World proportional is not good enough for this type of task. If we are to rely on AI for things like identifying people in pictures in a trial, we would need equal representation in the data set, so the AI doesn't have any kind of systematic bias. Otherwise, the AI's bias will compound errors in the real world. So you would need as many pictures of Australian aborigenees in the data set as Han Chinese people if you wanted to be sure there isn't a risk that a random person would be confused for someone of the over or under represented groups.

b9a2cab5 1641 days ago

Certainly you can ask these questions but these are business process issues, not technical ones. They're unrelated to AI.

My personal take is you won't see any tangible movement on this until black women (or whatever group you choose) comprise a tangible proportion of revenue generating users.
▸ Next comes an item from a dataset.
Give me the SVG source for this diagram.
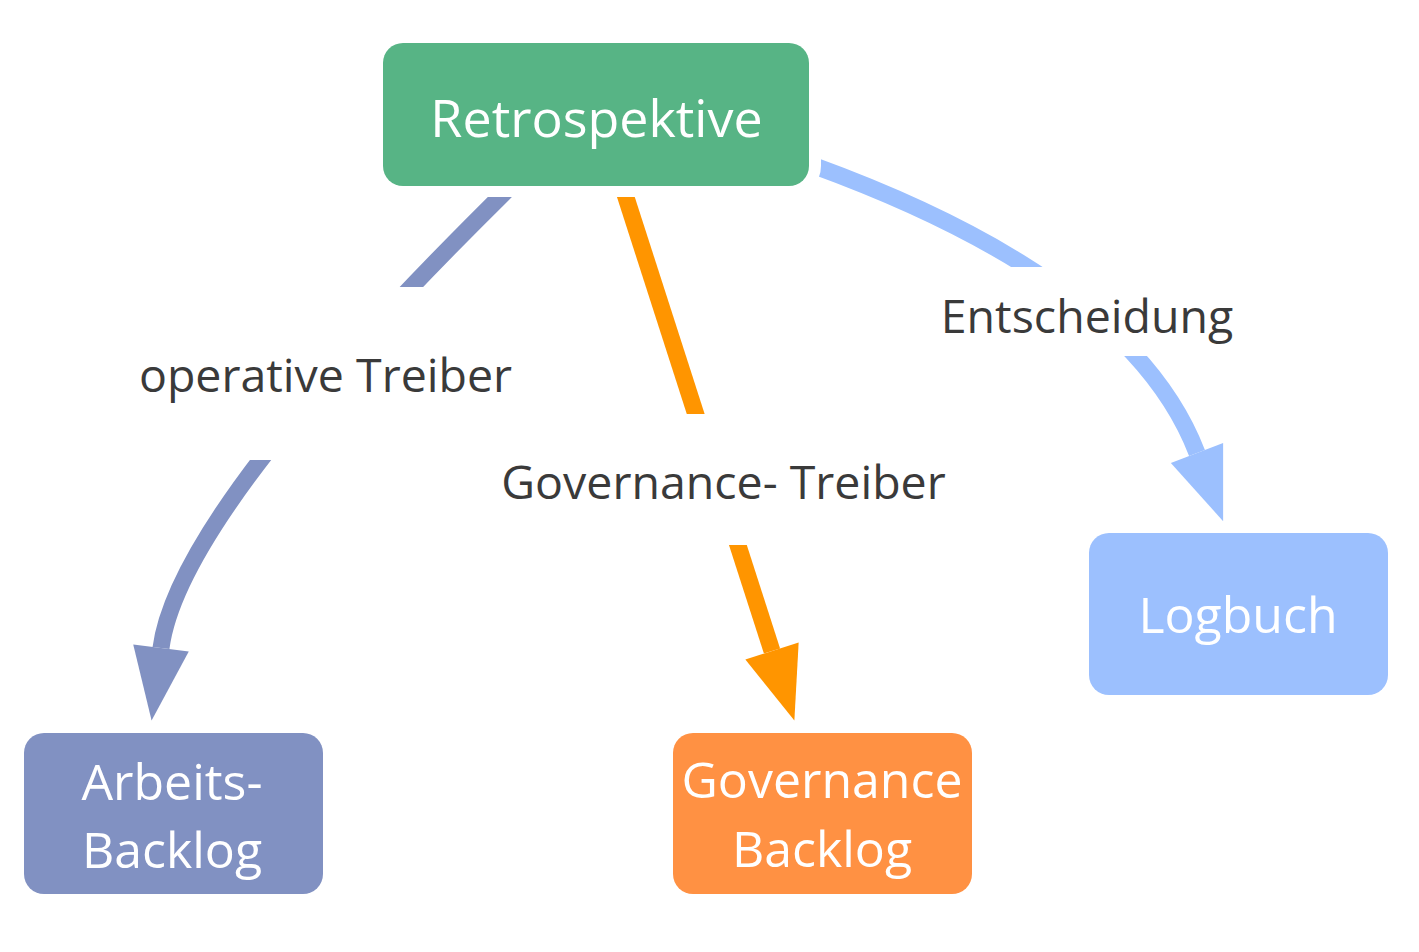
<svg xmlns="http://www.w3.org/2000/svg" width="1419" height="952" viewBox="0 0 1419 952">
  <style>
    .halo { fill: #ffffff; }
    .node-text { font-family: "Open Sans", "Noto Sans", "Liberation Sans", sans-serif; font-size: 50px; fill: #ffffff; text-anchor: middle; }
    .node-text.big { font-size: 52px; }
    .edge { fill: none; stroke-width: 17; stroke-linecap: butt; }
    .label-bg { fill: #ffffff; }
    .label { font-family: "Open Sans", "Noto Sans", "Liberation Sans", sans-serif; font-size: 46.5px; fill: #3a3a3a; text-anchor: middle; }
  </style>
  <defs>
    <marker id="arrow-op" markerUnits="userSpaceOnUse" viewBox="0 -30 80 60" markerWidth="80" markerHeight="60" refX="0" refY="0" orient="auto" overflow="visible">
      <path d="M0,-28 L73,0 L0,28 Z" fill="#8191c2"/>
    </marker>
    <marker id="arrow-gov" markerUnits="userSpaceOnUse" viewBox="0 -30 80 60" markerWidth="80" markerHeight="60" refX="0" refY="0" orient="auto" overflow="visible">
      <path d="M0,-28 L73,0 L0,28 Z" fill="#ff9500"/>
    </marker>
    <marker id="arrow-ent" markerUnits="userSpaceOnUse" viewBox="0 -30 80 60" markerWidth="80" markerHeight="60" refX="0" refY="0" orient="auto" overflow="visible">
      <path d="M0,-28 L73,0 L0,28 Z" fill="#9cc0fe"/>
    </marker>
  </defs>
  <rect width="1419" height="952" fill="#ffffff"/>

  <g id="connectors">
    <path class="edge" d="M512,185 C380,315 177,525 161,648" stroke="#8191c2" marker-end="url(#arrow-op)"/>
    <path class="edge" d="M622,185 L772,651" stroke="#ff9500" marker-end="url(#arrow-gov)"/>
    <path class="edge" d="M812,165 Q1131,281 1197,453" stroke="#9cc0fe" marker-end="url(#arrow-ent)"/>
  </g>

  <g id="edge-labels">
    <g id="label-operative">
      <rect class="label-bg" x="130" y="287" width="390" height="173"/>
      <text class="label" x="325.5" y="392">operative Treiber</text>
    </g>
    <g id="label-governance">
      <rect class="label-bg" x="495" y="414" width="457" height="131"/>
      <text class="label" x="723.5" y="499">Governance- Treiber</text>
    </g>
    <g id="label-entscheidung">
      <rect class="label-bg" x="932" y="267" width="310" height="89"/>
      <text class="label" x="1087" y="333">Entscheidung</text>
    </g>
  </g>

  <g id="node-retrospektive">
    <rect class="halo" x="371" y="31" width="450" height="166" rx="31"/>
    <rect x="383" y="43" width="426" height="143" rx="20" fill="#57b485"/>
    <text class="node-text big" x="596.5" y="137">Retrospektive</text>
  </g>

  <g id="node-arbeits-backlog">
    <rect class="halo" x="12" y="721" width="323" height="185" rx="31"/>
    <rect x="24" y="733" width="299" height="161" rx="20" fill="#8191c2"/>
    <text class="node-text" x="172" y="800">Arbeits-</text>
    <text class="node-text" x="172" y="868">Backlog</text>
  </g>

  <g id="node-governance-backlog">
    <rect class="halo" x="661" y="721" width="323" height="185" rx="31"/>
    <rect x="673" y="733" width="299" height="161" rx="20" fill="#ff9143"/>
    <text class="node-text" x="822" y="798">Governance</text>
    <text class="node-text" x="822" y="867">Backlog</text>
  </g>

  <g id="node-logbuch">
    <rect class="halo" x="1077" y="521" width="323" height="186" rx="31"/>
    <rect x="1089" y="533" width="299" height="162" rx="20" fill="#9cc0fe"/>
    <text class="node-text" x="1238" y="633">Logbuch</text>
  </g>
</svg>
Corporations operate for money and nothing else.

notahacker 1641 days ago

Of course they are related to what we call AI, because what we call AI is primarily dependent on the quality of the business processes behind data selection and testing. If there is a strong trend of business processes to create systematic errors in the results the technology generates (an AI trained in China sucking at recognising white people wouldn't be a counter example of this phenomenon, it would be the same issue) it's an underlying weakness of the technology, and the utility of the technology needs to be viewed in the context that it's likely compromised by biases in the business processes of its developers.

Black women or other groups not viewed as the mainstream target for an AI solution aren't going to form a tangible proportion of revenue generating users if the software doesn't function properly for them. And a lot of the use cases for AI analysis don't involve the unrepresented-in-corpus minority group being the consumer anyway, they involve it being used to screen them by a third party who's been sold the tool on the false premise that it's free from human bias.